A Target Date 2020 fund, for example, is designed for investors who plan to retire (and therefore start withdrawing money) within the next five years. As a result, the investments will be allocated more conservatively. A Target Date 2065 fund, by contrast, will be much more aggressive.

The advantage to these funds is that you don't need to worry about asset allocation or rebalancing. The fund takes care of the maintenance on your behalf. Some brokerages have also started selling index-fund-based Target Date funds, which carry a low expense ratio.

Remember, you don't actually need to retire in the fund's stated year. An 18-year-old can invest a portion of her money into a Target Date 2020 fund, even though she's not retiring until 2065.

One caveat: Target Date funds are designed for individuals who will withdraw a small portion of the total account balance each year - not those who will withdraw the entire balance at once. If you need access to your entire principal, you may discover that even a near-date fund may be invested more aggressively than you'd like.

Personal Portfolio - If even a near-date Target Date fund is too aggressive for your taste, you could personally design a unique conservative portfolio that reflects your liquidity goals and risk tolerance. This portfolio may have a mix of low-fee, high-quality bonds, securities and other investments. It should be rebalanced periodically.

If you're not sure how to design this portfolio, you could ask a financial advisor or investment advisor to create, monitor and manage this type of portfolio on your behalf. The advisor will design it to maximize the potential for principal preservation while trying to outpace inflation.

Real Estate - As an asset class, real estate is renowned for its inflation-beating history. Home values and rental incomes both tend to keep pace with inflation, making real estate a strong contender for this type of goal.

But what about your goal of "playing it safe?"

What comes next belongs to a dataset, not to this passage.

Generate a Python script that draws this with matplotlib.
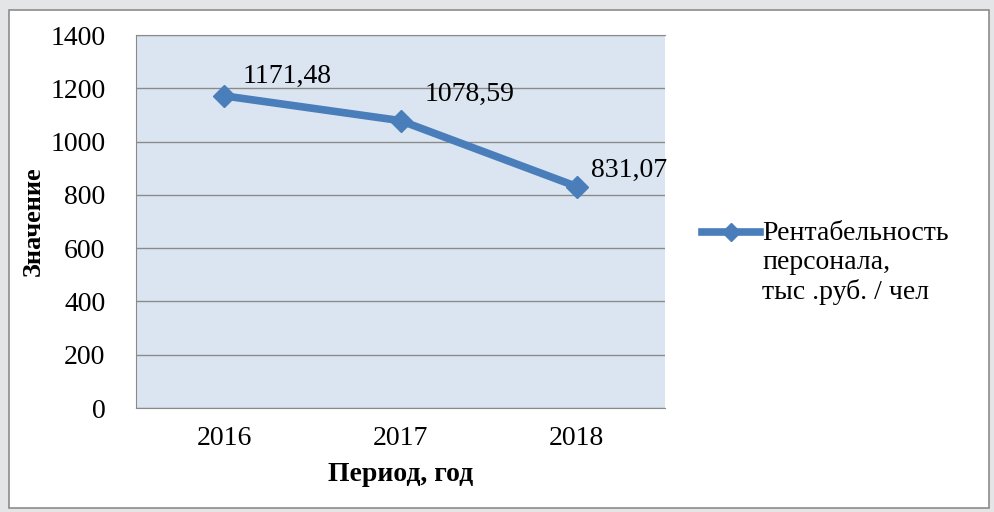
import matplotlib
matplotlib.use('Agg')
import matplotlib.pyplot as plt
from matplotlib.patches import Rectangle
from matplotlib.lines import Line2D

# Данные
years = ['2016', '2017', '2018']
values = [1171.48, 1078.59, 831.07]
value_labels = ['1171,48', '1078,59', '831,07']
label_offsets = [(13, 14), (17, 19), (10, 12)]  # смещение подписей, pt
series_name = 'Рентабельность\nперсонала,\nтыс .руб. / чел'
y_ticks = [0, 200, 400, 600, 800, 1000, 1200, 1400]

plt.rcParams['font.family'] = ['Liberation Serif', 'DejaVu Serif']
FS = 20
line_color = '#4a7ebb'

fig = plt.figure(figsize=(9.94, 5.12), dpi=100)
fig.patch.set_facecolor('#e3e5e7')

# белая рамка диаграммы
W, H = 994, 512
frame = Rectangle((9 / W, 4 / H), 980 / W, 498 / H, transform=fig.transFigure,
                  facecolor='white', edgecolor='#8c8c8c', linewidth=1.2, zorder=-5)
fig.patches.append(frame)

ax = fig.add_axes([136 / W, 1 - 408 / H, 529 / W, 373 / H])
ax.set_facecolor('#dbe5f1')

x = range(len(years))
ax.plot(x, values, color=line_color, linewidth=5.5, marker='D',
        markersize=11, zorder=3)

for i, (v, t) in enumerate(zip(values, value_labels)):
    ax.annotate(t, (i, v), xytext=label_offsets[i], textcoords='offset points',
                fontsize=FS, va='center', ha='left', color='black')

ax.set_xlim(-0.5, len(years) - 0.5)
ax.set_ylim(0, 1400)
ax.set_yticks(y_ticks)
ax.set_xticks(list(x))
ax.set_xticklabels(years)
ax.tick_params(axis='both', length=0, labelsize=FS)
ax.tick_params(axis='y', pad=22)
ax.tick_params(axis='x', pad=13)
ax.yaxis.grid(True, color='#8a8a8a', linewidth=1.0)
ax.set_axisbelow(True)
for s in ['left', 'bottom', 'top']:
    ax.spines[s].set_color('#8a8a8a')
ax.spines['right'].set_visible(False)

ax.set_xlabel('Период, год', fontsize=FS, fontweight='bold', labelpad=8)
ax.set_ylabel('Значение', fontsize=19, fontweight='bold', labelpad=4)

# легенда: значок на уровне первой строки подписи
fig.add_artist(Line2D([702 / W, 731 / W, 760 / W], [1 - 232 / H] * 3,
                      transform=fig.transFigure, color=line_color, linewidth=5.5,
                      marker='D', markersize=9, markevery=[1]))
fig.text(762 / W, 1 - 263 / H, series_name, fontsize=FS, va='center', ha='left')

fig.savefig('out.png', dpi=100, facecolor=fig.get_facecolor())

If you have adequate funds to buy a house in cash, you remove risk associated with leveraging into a property. You'll further remove risk by purchasing Class A real estate (new construction in safe neighborhoods with high tenant quality and low turnover). Hire a licensed property manager to handle the day-to-day managerial aspects of your investment.

What if you don't have the funds to buy Class A properties in cash, or you don't want the responsibility associated with owning physical property? You could invest in Real Estate Investment Trusts, or REITs. Look for one with a strong track record that shows low fees, low volatility and healthy dividends.

Final Thoughts

There's no need to keep your money stuffed inside a mattress - and there's no need to lay awake at night, scared of the next market crash. Many investments will allow you to "play it safe" without keeping your money in cash or CDs.

Choose a style of investment that appeals to your personal goals and risk tolerance, monitor its performance, and seek outside assistance if needed. You can battle inflation without exposing yourself to undue risk. It's your money; don't let it slip away.